From the top of the entries, reproduce each line exactly, stopping after the line that contains "from matplotlib.patches import". Omit pictures.

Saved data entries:
## begin
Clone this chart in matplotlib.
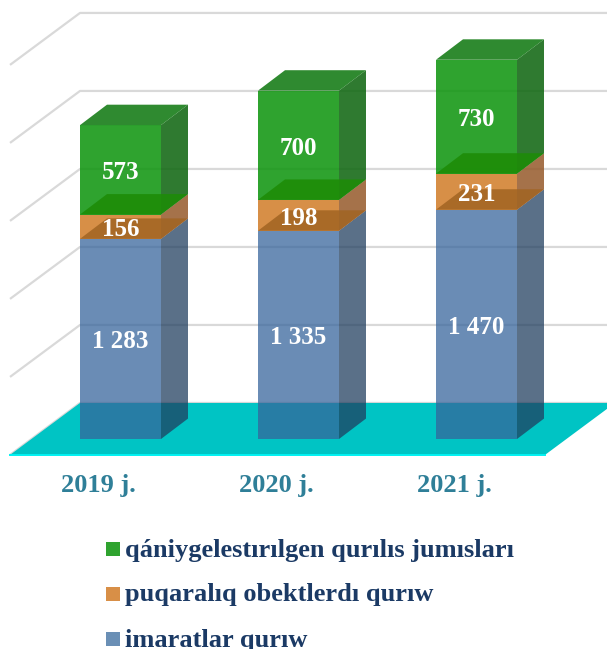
import matplotlib.pyplot as plt
from matplotlib.patches import Polygon, Rectangle

# --- data ---
years = ['2019 j.', '2020 j.', '2021 j.']
imaratlar = [1283, 1335, 1470]
puqaralik = [156, 198, 231]
qaniygelestirilgen = [573, 700, 730]
value_labels = [['1 283', '1 335', '1 470'], ['156', '198', '231'], ['573', '700', '730']]
grid_values = [0, 500, 1000, 1500, 2000, 2500]
legend_names = ['qániygelestırılgen qurılıs jumısları', 'puqaralıq obektlerdı qurıw', 'imaratlar qurıw']

# --- fake 3d geometry, in axis units ---
bar_w = 81 / 178
bar_dx, bar_dy = 27 / 178, 131     # depth of the bars
wall_y = 231                       # back wall baseline
wall_x0, wall_x1 = -0.2275, 2.778  # back wall left/right
side_dx, side_dy = 70 / 178, 333   # depth of floor and left wall

# front, side, top, bottom colours and alpha for each segment
styles = [
    dict(front='#36649B', side='#203E5F', top=None, bottom=None, alpha=0.74),
    dict(front='#D17B27', side='#95592A', top=None, bottom='#A16422', alpha=0.85),
    dict(front='#129612', side='#126813', top='#127A13', bottom='#1D8C07', alpha=0.88),
]
legend_colors = ['#2FA32F', '#D88F47', '#6A8FB5']

plt.rcParams['font.family'] = ['Liberation Serif', 'DejaVu Serif']
fig = plt.figure(figsize=(6.07, 6.49), dpi=100)
ax = fig.add_axes([0, 0, 1, 1])
ax.set_xlim(-120.5 / 178, 486.5 / 178)
ax.set_ylim(-1346, 2814)
ax.axis('off')

# gridlines on back + left wall
for v in grid_values:
    y = wall_y + v
    ax.plot([wall_x0 - side_dx, wall_x0, 2.8], [y - side_dy, y, y],
            color='#D9D9D9', lw=1.6, zorder=1, solid_capstyle='butt')

# floor
ax.add_patch(Polygon([(wall_x0 - side_dx, wall_y - side_dy), (wall_x0, wall_y),
                      (wall_x1, wall_y), (wall_x1 - side_dx, wall_y - side_dy)],
                     closed=True, fc='#00C4C4', ec='none', zorder=2))
ax.plot([wall_x0 - side_dx, wall_x1 - side_dx], [wall_y - side_dy] * 2,
        color='#00F2F2', lw=1.4, zorder=2.5)

# stacked bars
series = [imaratlar, puqaralik, qaniygelestirilgen]
z = 3
for i in range(len(years)):
    l, r = i - bar_w / 2, i + bar_w / 2
    base = 0
    for s, st, labs in zip(series, styles, value_labels):
        t = base + s[i]
        a = st['alpha']
        ax.add_patch(Polygon([(r, base), (r + bar_dx, base + bar_dy), (r + bar_dx, t + bar_dy), (r, t)],
                             closed=True, fc=st['side'], ec='none', alpha=a, zorder=z))
        ax.add_patch(Rectangle((l, base), bar_w, s[i], fc=st['front'], ec='none', alpha=a, zorder=z + 0.1))
        # floor of the segment is seen through the front, so it goes on top
        if st['bottom']:
            ax.add_patch(Polygon([(l, base), (r, base), (r + bar_dx, base + bar_dy), (l + bar_dx, base + bar_dy)],
                                 closed=True, fc=st['bottom'], ec='none', alpha=a, zorder=z + 0.2))
        if st['top']:
            ax.add_patch(Polygon([(l, t), (r, t), (r + bar_dx, t + bar_dy), (l + bar_dx, t + bar_dy)],
                                 closed=True, fc=st['top'], ec='none', alpha=a, zorder=z + 0.3))
        ax.text(i, base + s[i] / 2 - 19, labs[i], color='white', fontsize=18, fontweight='bold',
                ha='center', va='center', zorder=20)
        base = t
        z += 1
    ax.text(i - 0.122, -295, years[i], color='#2F7F98', fontsize=19, fontweight='bold',
            ha='center', va='center', zorder=20)

# legend
for name, c, py in zip(legend_names, legend_colors, [549, 594, 639]):
    fig.patches.append(Rectangle((106 / 607, 1 - (py + 7) / 649), 14 / 607, 14 / 649,
                                 transform=fig.transFigure, fc=c, ec='none'))
    fig.text(125 / 607, 1 - (py + 1) / 649, name, color='#1B3A65', fontsize=19, fontweight='bold',
             ha='left', va='center')

fig.savefig('out.png', dpi=100)
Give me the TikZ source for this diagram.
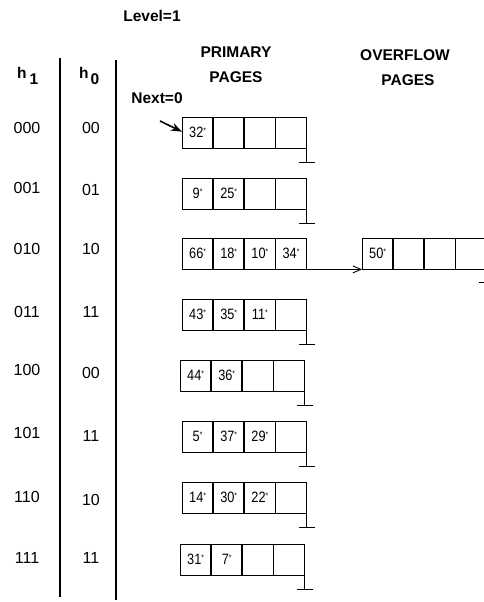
\documentclass[tikz,border=0pt]{standalone}
\usepackage{fontspec}
\usepackage{graphicx}
\setmainfont{Liberation Sans}
\usetikzlibrary{arrows.meta}
\newcommand\kv[1]{\scalebox{0.85}[1]{#1\raisebox{4.5pt}{\fontsize{8}{8}\selectfont *}}}
\begin{document}
\begin{tikzpicture}[x=1pt,y=-1pt,
  lbl/.style={font=\fontsize{16}{18}\selectfont, inner sep=0},
  hdr/.style={font=\bfseries\fontsize{15.5}{18}\selectfont, inner sep=0},
  cell/.style={draw, line width=0.9pt, minimum width=30.25pt, minimum height=30.5pt, inner sep=0, anchor=north west, font=\fontsize{15}{16}\selectfont},
  sepline/.style={line width=1.2pt},
  groundline/.style={line width=0.9pt}]
\useasboundingbox (0,0) rectangle (483,602);
% headers
\node[hdr] (level) at (152,16) {Level=1};
\node[hdr] (prim1) at (236,52) {PRIMARY};
\node[hdr] (prim2) at (236,77) {PAGES};
\node[hdr] (ovf1) at (405,55) {OVERFLOW};
\node[hdr] (ovf2) at (408,80) {PAGES};
\node[hdr] (next) at (157,98) {Next=0};
\node[hdr, anchor=base west] (hA) at (17,78) {h\hspace{3pt}\raisebox{-6pt}{1}};
\node[hdr, anchor=base west] (hB) at (79,78) {h\hspace{2pt}\raisebox{-6pt}{0}};
% separators
\coordinate (v1t) at (60,58); \coordinate (v1b) at (60,597);
\coordinate (v2t) at (116,60); \coordinate (v2b) at (116,600);
\draw[sepline] (v1t) -- (v1b);
\draw[sepline] (v2t) -- (v2b);
% row labels
\foreach \r/\ya/\yb/\la/\lb in {1/128/128/000/00, 2/188/190/001/01, 3/249/249/010/10, 4/312/312/011/11, 5/370/373/100/00, 6/433/436/101/11, 7/497/500/110/10, 8/558/558/111/11}{
  \node[lbl] (hl\r) at (27,\ya) {\la};
  \node[lbl] (hm\r) at (91,\yb) {\lb};
}
% primary pages
\foreach \r/\x/\t/\a/\b/\c/\d/\g in {
  1/182/117/{\kv{32}}/{}/{}/{}/1,
  2/182/178/{\kv{9}}/{\kv{25}}/{}/{}/1,
  3/182/238/{\kv{66}}/{\kv{18}}/{\kv{10}}/{\kv{34}}/0,
  4/182/299/{\kv{43}}/{\kv{35}}/{\kv{11}}/{}/1,
  5/180/360/{\kv{44}}/{\kv{36}}/{}/{}/1,
  6/182/421/{\kv{5}}/{\kv{37}}/{\kv{29}}/{}/1,
  7/182/482/{\kv{14}}/{\kv{30}}/{\kv{22}}/{}/1,
  8/180/544/{\kv{31}}/{\kv{7}}/{}/{}/1}{
  \node[cell] (c\r-1) at (\x,\t) {\a};
  \node[cell] (c\r-2) at (c\r-1.north east) {\b};
  \node[cell] (c\r-3) at (c\r-2.north east) {\c};
  \node[cell] (c\r-4) at (c\r-3.north east) {\d};
  \ifnum\g>0
    \draw[groundline] (c\r-4.south east) -- ++(0,14) coordinate (g\r);
    \draw[groundline] ([xshift=-8pt]g\r) -- ([xshift=8pt]g\r);
  \fi
}
% overflow page
\node[cell] (o1) at (362,238) {\kv{50}};
\node[cell] (o2) at (o1.north east) {};
\node[cell] (o3) at (o2.north east) {};
\node[cell] (o4) at (o3.north east) {};
\draw[groundline] (o4.south east) -- ++(0,13) coordinate (go);
\draw[groundline] ([xshift=-8pt]go) -- ([xshift=8pt]go);
\draw[line width=0.9pt, -{Straight Barb[length=8pt,width=7pt]}] (c3-4.south east) -- (o1.south west);
% next pointer
\coordinate (nx) at (160,121);
\draw[line width=1.6pt, -{Stealth[length=11pt,width=8pt]}] (nx) -- ([yshift=1pt]c1-1.west);
\end{tikzpicture}
\end{document}
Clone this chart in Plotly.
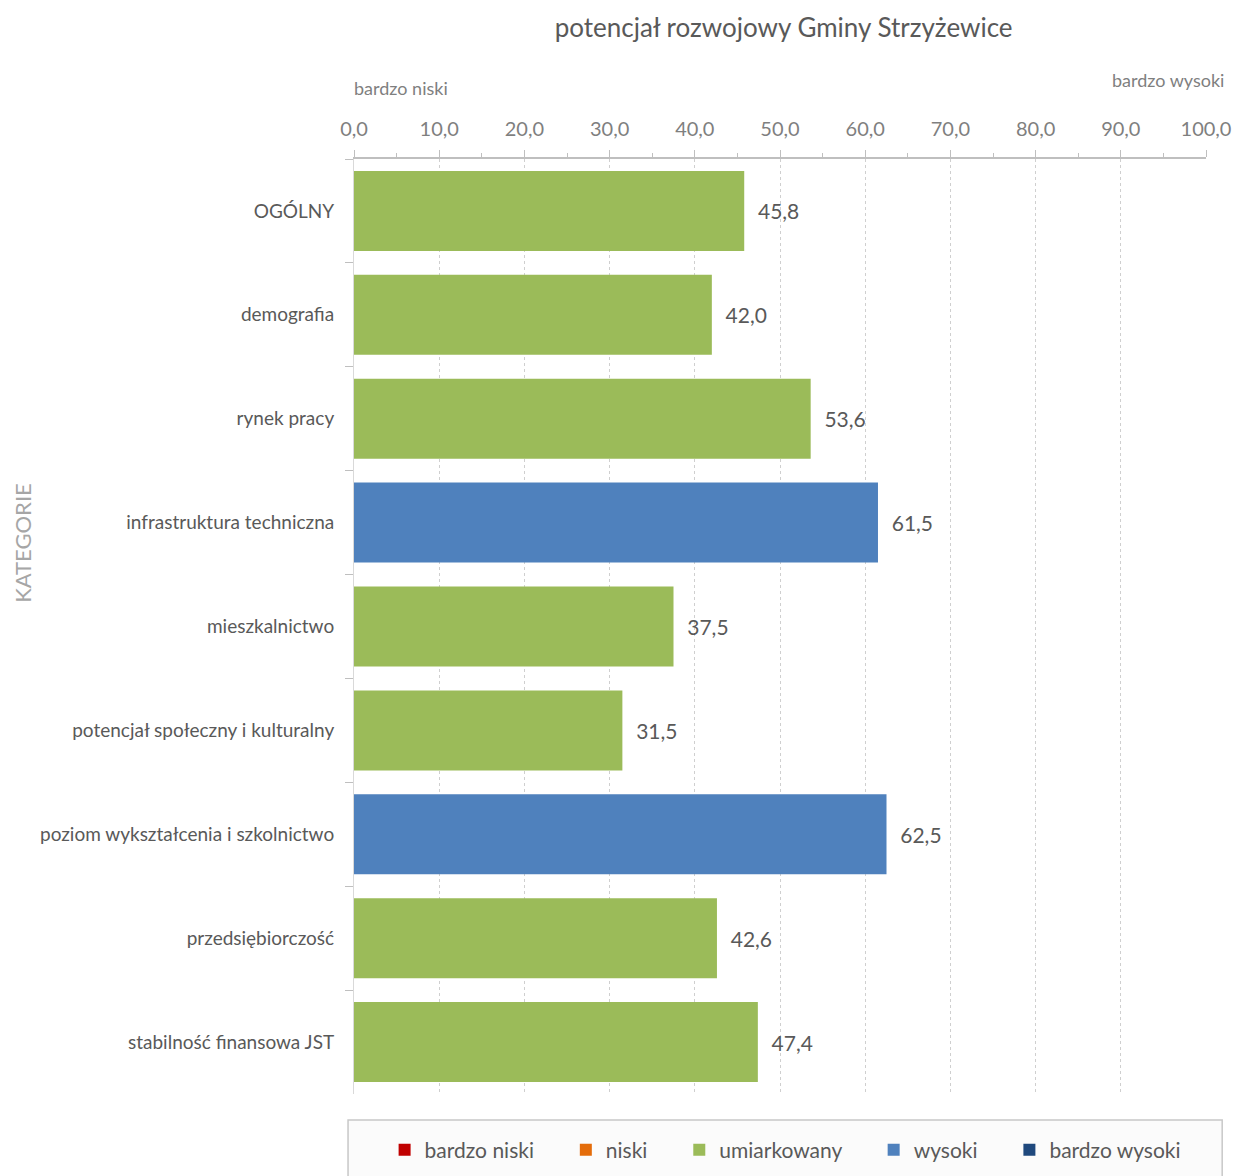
## end
ANSWER TO THIS PROBLEM:
Clone this chart in matplotlib.
import matplotlib.pyplot as plt
from matplotlib.patches import Polygon, Rectangle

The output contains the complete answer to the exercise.